Ítalo Martins, ator -  (crédito: Rael Barja)
Ítalo Martins, ator - (crédito: Rael Barja)

Natural de Caruaru (PE), o ator Ítalo Martins, de 35 anos, carrega consigo a marca de uma trajetória de superação e talento. Em cartaz no Globoplay na novela Guerreiros do Sol, onde interpreta o cangaceiro Milagre, um dos papeis principais da trama, ele também chama atenção nos cinemas com os filmes Homem com H, de Esmir Filho, disponível nos cinemas e no streaming, e O agente secreto, de Kleber Mendonça Filho, produção protagonizada por Wagner Moura que percorre festivais pelo mundo.

Criado em um bairro periférico de Caruaru, Ítalo cresceu em meio à violência. "Muitos amigos e vizinhos da época morreram ou foram presos", relembra. Aos 10 anos, no entanto, descobriu no teatro um refúgio. "Pernambuco e o Agreste são berços de grandes artistas. Sinto como se a arte tivesse me escolhido", reflete o artista. "Não sei explicar com clareza como o agreste me influenciou nesta carreira. Tem coisas que são inexplicáveis. Sei dizer apenas que fui agraciado e salvo pela arte".
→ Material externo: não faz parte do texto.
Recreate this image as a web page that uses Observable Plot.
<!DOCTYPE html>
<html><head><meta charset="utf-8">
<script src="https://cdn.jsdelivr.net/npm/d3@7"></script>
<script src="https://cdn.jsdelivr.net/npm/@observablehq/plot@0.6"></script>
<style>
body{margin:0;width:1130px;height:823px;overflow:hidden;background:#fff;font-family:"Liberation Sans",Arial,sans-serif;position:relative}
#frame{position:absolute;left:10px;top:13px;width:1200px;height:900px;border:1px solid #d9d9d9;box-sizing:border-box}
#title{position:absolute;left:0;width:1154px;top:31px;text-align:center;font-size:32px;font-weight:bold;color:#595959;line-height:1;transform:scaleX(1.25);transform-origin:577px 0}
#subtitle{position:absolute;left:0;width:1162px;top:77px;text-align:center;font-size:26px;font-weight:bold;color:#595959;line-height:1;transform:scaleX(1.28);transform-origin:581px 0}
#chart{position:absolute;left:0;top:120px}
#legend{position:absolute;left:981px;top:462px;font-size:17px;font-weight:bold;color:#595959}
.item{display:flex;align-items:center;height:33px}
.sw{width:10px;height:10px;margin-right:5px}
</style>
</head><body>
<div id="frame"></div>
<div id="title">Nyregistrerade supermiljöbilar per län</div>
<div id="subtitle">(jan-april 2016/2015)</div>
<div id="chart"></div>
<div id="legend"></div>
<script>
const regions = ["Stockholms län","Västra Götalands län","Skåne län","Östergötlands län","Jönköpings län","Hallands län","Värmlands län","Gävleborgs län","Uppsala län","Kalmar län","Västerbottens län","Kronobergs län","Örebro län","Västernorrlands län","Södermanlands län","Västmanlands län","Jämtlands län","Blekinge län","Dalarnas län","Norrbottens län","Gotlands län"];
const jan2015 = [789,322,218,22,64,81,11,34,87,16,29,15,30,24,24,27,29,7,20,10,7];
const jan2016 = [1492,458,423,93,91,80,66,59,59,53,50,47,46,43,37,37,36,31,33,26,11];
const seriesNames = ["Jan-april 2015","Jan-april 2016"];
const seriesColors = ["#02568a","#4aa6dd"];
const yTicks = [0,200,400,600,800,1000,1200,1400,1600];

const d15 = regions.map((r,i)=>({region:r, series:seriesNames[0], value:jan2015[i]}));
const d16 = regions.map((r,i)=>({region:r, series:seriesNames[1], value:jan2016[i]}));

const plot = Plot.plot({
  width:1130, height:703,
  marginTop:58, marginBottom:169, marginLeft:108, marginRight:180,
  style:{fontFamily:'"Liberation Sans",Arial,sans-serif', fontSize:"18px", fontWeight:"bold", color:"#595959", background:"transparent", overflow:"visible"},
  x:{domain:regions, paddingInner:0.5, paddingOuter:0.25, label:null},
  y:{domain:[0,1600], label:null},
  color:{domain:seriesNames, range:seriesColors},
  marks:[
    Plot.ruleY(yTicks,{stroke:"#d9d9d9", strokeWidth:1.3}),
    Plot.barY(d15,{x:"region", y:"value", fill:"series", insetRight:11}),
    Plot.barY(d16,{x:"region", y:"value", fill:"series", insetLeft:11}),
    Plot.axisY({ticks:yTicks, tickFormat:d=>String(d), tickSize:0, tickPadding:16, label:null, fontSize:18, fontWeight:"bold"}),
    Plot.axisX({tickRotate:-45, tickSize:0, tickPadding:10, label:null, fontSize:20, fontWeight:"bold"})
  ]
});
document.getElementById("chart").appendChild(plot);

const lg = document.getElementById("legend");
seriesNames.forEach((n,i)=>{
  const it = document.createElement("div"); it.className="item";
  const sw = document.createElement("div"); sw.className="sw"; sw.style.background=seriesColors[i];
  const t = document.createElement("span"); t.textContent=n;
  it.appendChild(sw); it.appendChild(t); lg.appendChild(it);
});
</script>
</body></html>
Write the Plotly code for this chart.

Apaixonado pelo céu, pelas estrelas e por todos os fenômenos que os envolvem, o pequeno Ítalo queria ser astrônomo. Foi seu primeiro sonho, mas teve um fato determinante em sua vida. Aos 11 anos, perdeu o pai, assassinado brutalmente. "Aos 13, tive uma crise depressiva. Eu precisava fazer algo que me alimentasse o espírito de vida e foi no teatro que eu encontrei esse alimento", conta ele, que iniciou em cursos gratuitos e nunca mais parou.

Violência e paixão

Seu primeiro grande impacto na TV foi como Samuel, em Terra e paixão (2023, na Globo), de Walcyr Carrasco. Mesmo morto no primeiro capítulo, a história do personagem ecoou na novela das 21h. "Ele me abriu um portal", diz. Nesse trabalho, uma forte coincidência. "O assassinato de Samuel em casa, meu pai morreu a uma quadra de minha casa, deixando filho pequeno, como meu pai também deixou...Meu pai foi morto aos 33 anos. Quando fiz Samuel, eu tinha 33 anos. Eu cresci achando que não viveria mais do que 33 anos. Muitos amigos que perderam entes queridos quando crianças cresceram com essa mesma crença e sensação. Então, imagina que eu estava muito à flor da pele na época. Concluo dizendo que foi importante morrer para só assim renascer mais vivo, depois", relata.

Marido da protagonista da história, Aline (Bárbara Reis), Samuel foi morto por resistir ao sistema opressor. À época, a comparação com Marielle Franco surgiu naturalmente: "Morrer pelo povo é algo digno de santidade. Samuel morreu por sua família, assim como Marielle pelo seu ideal".

Agora, em Guerreiros do Sol, Ítalo vive Milagre, um cangaceiro complexo. "Representa maturidade e validação à minha carreira. Milagre me trouxe sobriedade, uma identidade e uma certa segurança de entender que um personagem nunca está pronto por completo", analisa. 

Na série Cangaço novo 2, Ítalo interpreta Zé Maria, um pistoleiro sem remorso. "Enquanto Milagre, homem bom, mata e morre por amor a sua família, Zé Maria mata por prazer", compara, reconhecendo que a série do Prime foi outro presente: "Resultado desses bons caminhos que venho trilhando".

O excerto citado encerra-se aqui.